Your task
Write out the material exactly, leaving every picture behind.

####

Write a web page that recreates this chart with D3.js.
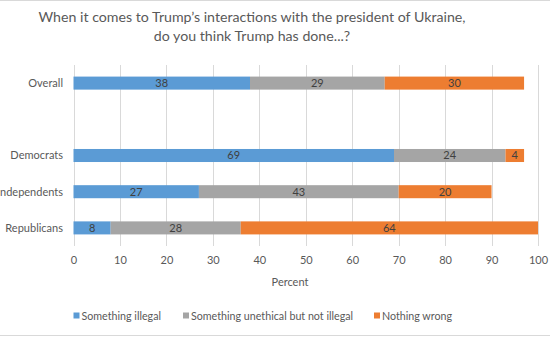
<!DOCTYPE html>
<html>
<head>
<meta charset="utf-8">
<script src="https://cdn.jsdelivr.net/npm/d3@7"></script>
<style>
  html, body { margin: 0; padding: 0; background: #fff; }
  svg { display: block; font-family: Lato, "Open Sans", "DejaVu Sans", sans-serif; }
</style>
</head>
<body>
<svg id="chart" width="550" height="340"></svg>
<script>
// Survey groups (an empty slot separates the overall row from the party rows)
const categories = ["Overall", "", "Democrats", "Independents", "Republicans"];
const seriesNames = ["Something illegal", "Something unethical but not illegal", "Nothing wrong"];
const illegal   = [38, null, 69, 27, 8];
const unethical = [29, null, 24, 43, 28];
const nothing   = [30, null, 4, 20, 64];
const xTicks = [0, 10, 20, 30, 40, 50, 60, 70, 80, 90, 100];
const colors = ["#5B9BD5", "#A5A5A5", "#ED7D31"];

const svg = d3.select("#chart");
const W = 550, H = 340;
const margin = { left: 73.5, right: 12, top: 65, bottom: 94 };
const x = d3.scaleLinear().domain([0, 100]).range([margin.left, 538]);
const y = d3.scaleBand().domain(categories.map((c, i) => i)).range([margin.top, 246]).paddingInner(0.64).paddingOuter(0.32);

// chart frame lines
svg.append("line").attr("x1", 0).attr("x2", W).attr("y1", 0.5).attr("y2", 0.5).attr("stroke", "#D9D9D9");
svg.append("line").attr("x1", 0).attr("x2", W).attr("y1", 335.5).attr("y2", 335.5).attr("stroke", "#D9D9D9");

// title
const title = svg.append("text").attr("text-anchor", "middle").attr("fill", "#595959").attr("font-size", 14.2);
title.append("tspan").attr("x", 252).attr("y", 22).text("When it comes to Trump\u2019s interactions with the president of Ukraine,");
title.append("tspan").attr("x", 252).attr("y", 41).text("do you think Trump has done...?");

// vertical gridlines
svg.append("g").selectAll("line").data(xTicks).join("line")
  .attr("x1", d => Math.round(x(d)) + 0.5).attr("x2", d => Math.round(x(d)) + 0.5)
  .attr("y1", 65).attr("y2", 246)
  .attr("stroke", "#D9D9D9").attr("stroke-width", 1);

// x axis tick labels
const xAxis = d3.axisBottom(x).tickValues(xTicks).tickSize(0).tickPadding(0);
const gx = svg.append("g").attr("transform", "translate(0,264)").call(xAxis);
gx.select(".domain").remove();
gx.selectAll("text").attr("fill", "#595959").attr("font-size", 11).attr("font-family", "Lato, Open Sans, sans-serif").attr("dy", 0);

svg.append("text").attr("x", 290).attr("y", 286).attr("text-anchor", "middle")
  .attr("fill", "#595959").attr("font-size", 11).text("Percent");

// y category labels
svg.append("g").selectAll("text").data(categories).join("text")
  .attr("x", 63).attr("y", (d, i) => y(i) + y.bandwidth() / 2)
  .attr("dy", "0.35em").attr("text-anchor", "end")
  .attr("fill", "#595959").attr("font-size", 11).text(d => d);

// stacked bars
const rows = categories.map((c, i) => ({ i, vals: [illegal[i], unethical[i], nothing[i]] }))
  .filter(r => r.vals[0] != null);
const segs = [];
rows.forEach(r => {
  let acc = 0;
  r.vals.forEach((v, k) => { segs.push({ i: r.i, k, v, x0: acc, x1: acc + v }); acc += v; });
});
svg.append("g").selectAll("rect").data(segs).join("rect")
  .attr("x", d => x(d.x0)).attr("width", d => x(d.x1) - x(d.x0))
  .attr("y", d => y(d.i)).attr("height", y.bandwidth())
  .attr("fill", d => colors[d.k]);
svg.append("g").selectAll("text").data(segs).join("text")
  .attr("x", d => (x(d.x0) + x(d.x1)) / 2).attr("y", d => y(d.i) + y.bandwidth() / 2)
  .attr("dy", "0.35em").attr("text-anchor", "middle")
  .attr("fill", "#404040").attr("font-size", 11).text(d => d.v);

// legend
const legendX = [73.5, 183, 374];
const lg = svg.append("g").selectAll("g").data(seriesNames).join("g")
  .attr("transform", (d, i) => `translate(${legendX[i]},316)`);
lg.append("rect").attr("x", 0).attr("y", -3.5).attr("width", 6).attr("height", 6).attr("fill", (d, i) => colors[i]);
lg.append("text").attr("x", 8).attr("y", 0).attr("dy", "0.35em")
  .attr("fill", "#595959").attr("font-size", 10.7).text(d => d);
</script>
</body>
</html>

####

Solution below
Write a web page that recreates this chart with D3.js.
<!DOCTYPE html>
<html>
<head>
<meta charset="utf-8">
<script src="https://cdn.jsdelivr.net/npm/d3@7"></script>
<style>
  html, body { margin: 0; padding: 0; background: #fff; }
  svg { display: block; font-family: Lato, "Open Sans", "DejaVu Sans", sans-serif; }
</style>
</head>
<body>
<svg id="chart" width="550" height="340"></svg>
<script>
// Survey groups (an empty slot separates the overall row from the party rows)
const categories = ["Overall", "", "Democrats", "Independents", "Republicans"];
const seriesNames = ["Something illegal", "Something unethical but not illegal", "Nothing wrong"];
const illegal   = [38, null, 69, 27, 8];
const unethical = [29, null, 24, 43, 28];
const nothing   = [30, null, 4, 20, 64];
const xTicks = [0, 10, 20, 30, 40, 50, 60, 70, 80, 90, 100];
const colors = ["#5B9BD5", "#A5A5A5", "#ED7D31"];

const svg = d3.select("#chart");
const W = 550, H = 340;
const margin = { left: 73.5, right: 12, top: 65, bottom: 94 };
const x = d3.scaleLinear().domain([0, 100]).range([margin.left, 538]);
const y = d3.scaleBand().domain(categories.map((c, i) => i)).range([margin.top, 246]).paddingInner(0.64).paddingOuter(0.32);

// chart frame lines
svg.append("line").attr("x1", 0).attr("x2", W).attr("y1", 0.5).attr("y2", 0.5).attr("stroke", "#D9D9D9");
svg.append("line").attr("x1", 0).attr("x2", W).attr("y1", 335.5).attr("y2", 335.5).attr("stroke", "#D9D9D9");

// title
const title = svg.append("text").attr("text-anchor", "middle").attr("fill", "#595959").attr("font-size", 14.2);
title.append("tspan").attr("x", 252).attr("y", 22).text("When it comes to Trump\u2019s interactions with the president of Ukraine,");
title.append("tspan").attr("x", 252).attr("y", 41).text("do you think Trump has done...?");

// vertical gridlines
svg.append("g").selectAll("line").data(xTicks).join("line")
  .attr("x1", d => Math.round(x(d)) + 0.5).attr("x2", d => Math.round(x(d)) + 0.5)
  .attr("y1", 65).attr("y2", 246)
  .attr("stroke", "#D9D9D9").attr("stroke-width", 1);

// x axis tick labels
const xAxis = d3.axisBottom(x).tickValues(xTicks).tickSize(0).tickPadding(0);
const gx = svg.append("g").attr("transform", "translate(0,264)").call(xAxis);
gx.select(".domain").remove();
gx.selectAll("text").attr("fill", "#595959").attr("font-size", 11).attr("font-family", "Lato, Open Sans, sans-serif").attr("dy", 0);

svg.append("text").attr("x", 290).attr("y", 286).attr("text-anchor", "middle")
  .attr("fill", "#595959").attr("font-size", 11).text("Percent");

// y category labels
svg.append("g").selectAll("text").data(categories).join("text")
  .attr("x", 63).attr("y", (d, i) => y(i) + y.bandwidth() / 2)
  .attr("dy", "0.35em").attr("text-anchor", "end")
  .attr("fill", "#595959").attr("font-size", 11).text(d => d);

// stacked bars
const rows = categories.map((c, i) => ({ i, vals: [illegal[i], unethical[i], nothing[i]] }))
  .filter(r => r.vals[0] != null);
const segs = [];
rows.forEach(r => {
  let acc = 0;
  r.vals.forEach((v, k) => { segs.push({ i: r.i, k, v, x0: acc, x1: acc + v }); acc += v; });
});
svg.append("g").selectAll("rect").data(segs).join("rect")
  .attr("x", d => x(d.x0)).attr("width", d => x(d.x1) - x(d.x0))
  .attr("y", d => y(d.i)).attr("height", y.bandwidth())
  .attr("fill", d => colors[d.k]);
svg.append("g").selectAll("text").data(segs).join("text")
  .attr("x", d => (x(d.x0) + x(d.x1)) / 2).attr("y", d => y(d.i) + y.bandwidth() / 2)
  .attr("dy", "0.35em").attr("text-anchor", "middle")
  .attr("fill", "#404040").attr("font-size", 11).text(d => d.v);

// legend
const legendX = [73.5, 183, 374];
const lg = svg.append("g").selectAll("g").data(seriesNames).join("g")
  .attr("transform", (d, i) => `translate(${legendX[i]},316)`);
lg.append("rect").attr("x", 0).attr("y", -3.5).attr("width", 6).attr("height", 6).attr("fill", (d, i) => colors[i]);
lg.append("text").attr("x", 8).attr("y", 0).attr("dy", "0.35em")
  .attr("fill", "#595959").attr("font-size", 10.7).text(d => d);
</script>
</body>
</html>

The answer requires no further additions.